Certains y voient une forme de stratégie : se poser en victime, créer un élan de sympathie. D’autres voient simplement un homme dévasté, qui ne peut pas croire que tout lui échappe, encore une fois.
Car ce n’est pas seulement à Long Island que les portes se ferment. Dans toute la LNH, sept postes d’entraîneur-chef sont actuellement vacants : Anaheim, Boston, Chicago, Philadelphie, Pittsburgh, Seattle et Vancouver.
Sept équipes. sept opportunités. Et pas une seule ne songe à Patrick Roy. Pas une seule n’a mentionné son nom. Pendant que Dominique Ducharme, Jeff Halpern, Todd Reirden, Jay Woodcroft, Pascal Vincent et même Adam Foote sont sur les listes de candidats, Patrick Roy, lui, n’existe pas dans le discours public.
Frank Seravalli, l’un des journalistes les mieux branchés de la ligue, a publié une liste de 24 candidats potentiels. Roy n’y figure pas. Ce silence est éloquent. Il est déchirant. Il est accablant. Roy est rayé. Barré.
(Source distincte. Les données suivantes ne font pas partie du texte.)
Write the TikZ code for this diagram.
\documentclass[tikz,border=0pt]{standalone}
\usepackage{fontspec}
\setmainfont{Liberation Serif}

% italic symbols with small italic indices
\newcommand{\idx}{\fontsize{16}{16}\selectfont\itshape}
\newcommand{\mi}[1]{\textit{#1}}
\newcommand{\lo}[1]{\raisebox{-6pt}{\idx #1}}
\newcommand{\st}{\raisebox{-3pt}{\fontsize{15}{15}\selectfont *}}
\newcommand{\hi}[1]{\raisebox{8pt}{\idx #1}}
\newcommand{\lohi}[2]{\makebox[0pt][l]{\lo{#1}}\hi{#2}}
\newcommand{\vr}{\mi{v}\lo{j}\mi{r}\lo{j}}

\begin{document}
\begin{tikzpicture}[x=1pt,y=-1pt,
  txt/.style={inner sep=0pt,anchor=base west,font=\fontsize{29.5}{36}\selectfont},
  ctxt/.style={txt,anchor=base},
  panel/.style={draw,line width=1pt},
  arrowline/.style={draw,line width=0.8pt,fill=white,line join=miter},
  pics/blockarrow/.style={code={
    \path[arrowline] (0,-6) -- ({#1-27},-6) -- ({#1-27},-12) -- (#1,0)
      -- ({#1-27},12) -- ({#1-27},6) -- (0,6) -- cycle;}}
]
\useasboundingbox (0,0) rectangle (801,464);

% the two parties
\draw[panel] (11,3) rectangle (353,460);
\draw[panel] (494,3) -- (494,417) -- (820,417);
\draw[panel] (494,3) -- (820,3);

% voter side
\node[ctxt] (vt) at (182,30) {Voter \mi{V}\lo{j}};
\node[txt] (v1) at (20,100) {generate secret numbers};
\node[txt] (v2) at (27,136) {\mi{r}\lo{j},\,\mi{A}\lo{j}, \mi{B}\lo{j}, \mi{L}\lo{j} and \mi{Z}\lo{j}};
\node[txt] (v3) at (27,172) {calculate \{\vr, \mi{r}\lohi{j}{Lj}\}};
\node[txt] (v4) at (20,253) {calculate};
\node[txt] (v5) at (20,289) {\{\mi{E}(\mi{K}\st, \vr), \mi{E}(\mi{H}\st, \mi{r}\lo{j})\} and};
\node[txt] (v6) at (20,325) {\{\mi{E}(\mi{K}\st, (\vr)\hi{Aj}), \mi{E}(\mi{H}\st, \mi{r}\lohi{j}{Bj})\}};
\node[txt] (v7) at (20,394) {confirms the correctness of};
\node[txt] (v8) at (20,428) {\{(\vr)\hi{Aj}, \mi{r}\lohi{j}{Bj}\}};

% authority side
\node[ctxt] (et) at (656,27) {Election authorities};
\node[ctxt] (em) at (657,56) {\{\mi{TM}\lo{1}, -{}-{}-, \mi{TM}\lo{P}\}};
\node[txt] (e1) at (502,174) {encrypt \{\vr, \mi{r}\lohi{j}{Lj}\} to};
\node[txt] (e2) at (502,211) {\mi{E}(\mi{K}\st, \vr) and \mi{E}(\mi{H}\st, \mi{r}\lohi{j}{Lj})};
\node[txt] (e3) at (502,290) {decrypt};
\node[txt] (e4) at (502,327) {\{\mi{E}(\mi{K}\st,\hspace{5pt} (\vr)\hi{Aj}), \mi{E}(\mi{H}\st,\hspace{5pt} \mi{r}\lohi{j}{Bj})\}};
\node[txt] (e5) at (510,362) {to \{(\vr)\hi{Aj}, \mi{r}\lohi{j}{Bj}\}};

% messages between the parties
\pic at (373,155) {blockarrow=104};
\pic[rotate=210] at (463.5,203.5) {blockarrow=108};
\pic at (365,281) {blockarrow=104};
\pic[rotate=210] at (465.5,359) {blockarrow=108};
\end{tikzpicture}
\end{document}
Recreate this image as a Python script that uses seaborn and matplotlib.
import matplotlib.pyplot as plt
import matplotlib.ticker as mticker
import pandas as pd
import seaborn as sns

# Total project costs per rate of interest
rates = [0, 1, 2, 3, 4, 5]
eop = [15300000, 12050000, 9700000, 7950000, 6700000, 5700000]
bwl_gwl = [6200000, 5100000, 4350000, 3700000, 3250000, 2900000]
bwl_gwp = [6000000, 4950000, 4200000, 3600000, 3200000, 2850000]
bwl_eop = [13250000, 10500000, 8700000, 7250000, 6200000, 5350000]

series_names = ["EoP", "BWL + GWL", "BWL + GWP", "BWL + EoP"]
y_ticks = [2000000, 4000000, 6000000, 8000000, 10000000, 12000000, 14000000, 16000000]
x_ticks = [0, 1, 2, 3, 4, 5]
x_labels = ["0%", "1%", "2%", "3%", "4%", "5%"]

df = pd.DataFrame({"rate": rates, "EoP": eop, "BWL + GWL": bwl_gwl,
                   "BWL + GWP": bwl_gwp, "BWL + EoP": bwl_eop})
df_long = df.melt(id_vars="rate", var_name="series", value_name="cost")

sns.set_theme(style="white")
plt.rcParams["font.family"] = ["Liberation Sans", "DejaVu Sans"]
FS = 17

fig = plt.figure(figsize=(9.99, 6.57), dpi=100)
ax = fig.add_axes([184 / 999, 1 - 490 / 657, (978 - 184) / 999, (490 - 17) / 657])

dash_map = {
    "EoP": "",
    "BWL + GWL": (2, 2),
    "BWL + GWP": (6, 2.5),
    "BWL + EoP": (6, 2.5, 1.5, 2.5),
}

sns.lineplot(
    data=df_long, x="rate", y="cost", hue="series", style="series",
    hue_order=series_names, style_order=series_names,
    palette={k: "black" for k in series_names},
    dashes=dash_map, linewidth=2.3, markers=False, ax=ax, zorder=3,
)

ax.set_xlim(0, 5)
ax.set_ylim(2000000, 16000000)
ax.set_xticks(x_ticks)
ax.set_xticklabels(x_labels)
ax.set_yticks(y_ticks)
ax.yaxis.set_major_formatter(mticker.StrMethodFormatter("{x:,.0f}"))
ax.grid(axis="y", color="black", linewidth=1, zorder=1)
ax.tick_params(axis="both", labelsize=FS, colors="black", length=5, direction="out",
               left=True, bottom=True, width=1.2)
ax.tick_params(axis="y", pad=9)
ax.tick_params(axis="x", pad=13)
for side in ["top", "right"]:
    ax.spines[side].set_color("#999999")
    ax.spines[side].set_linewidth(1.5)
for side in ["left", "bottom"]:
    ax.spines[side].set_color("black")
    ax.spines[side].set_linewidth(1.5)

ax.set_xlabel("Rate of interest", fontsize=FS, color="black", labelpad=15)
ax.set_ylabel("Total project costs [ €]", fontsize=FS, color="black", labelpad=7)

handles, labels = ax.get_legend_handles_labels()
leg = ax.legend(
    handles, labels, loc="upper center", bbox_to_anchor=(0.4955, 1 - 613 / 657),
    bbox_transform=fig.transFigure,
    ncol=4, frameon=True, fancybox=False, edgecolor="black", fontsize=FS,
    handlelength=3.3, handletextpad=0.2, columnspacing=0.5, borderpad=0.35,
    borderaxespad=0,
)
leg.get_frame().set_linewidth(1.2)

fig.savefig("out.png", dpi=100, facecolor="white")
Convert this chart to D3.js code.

Comme s’il était devenu toxique. Comme si son style émotif, sa tête dure, ses conflits passés, son autorité naturelle étaient devenus des défauts irréparables. Comme si la LNH avait décidé qu’elle avait eu assez de Patrick Roy.
Et pourtant, il y croyait. Il avait attendu dix ans. Après sa démission fracassante au Colorado, il avait fait amende honorable. Il était retourné dans le junior. Il avait appris, guidé, formé. Il avait gagné. Il avait calmé ses ardeurs.
Il avait montré qu’il pouvait être un homme de groupe. Il pensait que la LNH lui pardonnerait. Il pensait que le temps avait joué pour lui. Et puis les Islanders l’ont appelé. Ce était sa chance.
Mais le timing était catastrophique. Il a hérité d’une équipe vieille, usée, sans plan clair, avec un DG autoritaire qui refusait tout changement. Il a vu les unités spéciales s'effondrer.. Et il a vu les critiques pleuvoir. Aujourd’hui, il paye pour tout ça. Et personne ne le défend. Même le public du Québec, qui l’a tant acclamé, se fait discret.
Le pire, c’est que Roy avait encore de l’espoir. Il croyait qu’il pourrait devenir DG. Il se voyait bâtir quelque chose à Long Island. Il imaginait une reconstruction à sa façon. Il avait déjà son coach en tête : Benoît Desrosiers, son fils spirituel. Il pensait pouvoir mettre ses valeurs au coeur d’un projet. Mais le rêve s’est éteint. Définitivement.
Et maintenant, il attend. Roy est un lion en cage. Imaginez la honte d'attendre de savoir si c'est Jeff Gorton ou Marc Bergevin qui va le congédier.
Peut-être que c’est mieux ainsi. Peut-être que le hockey moderne n’a plus de place pour des figures aussi imposantes. Peut-être que la LNH est passée à autre chose.
Mais l’un des plus grands de l’histoire du hockey vit aujourd’hui la fin de son rêve, non pas dans la gloire, mais dans l’indifférence. Et ça, c’est le vrai cauchemar.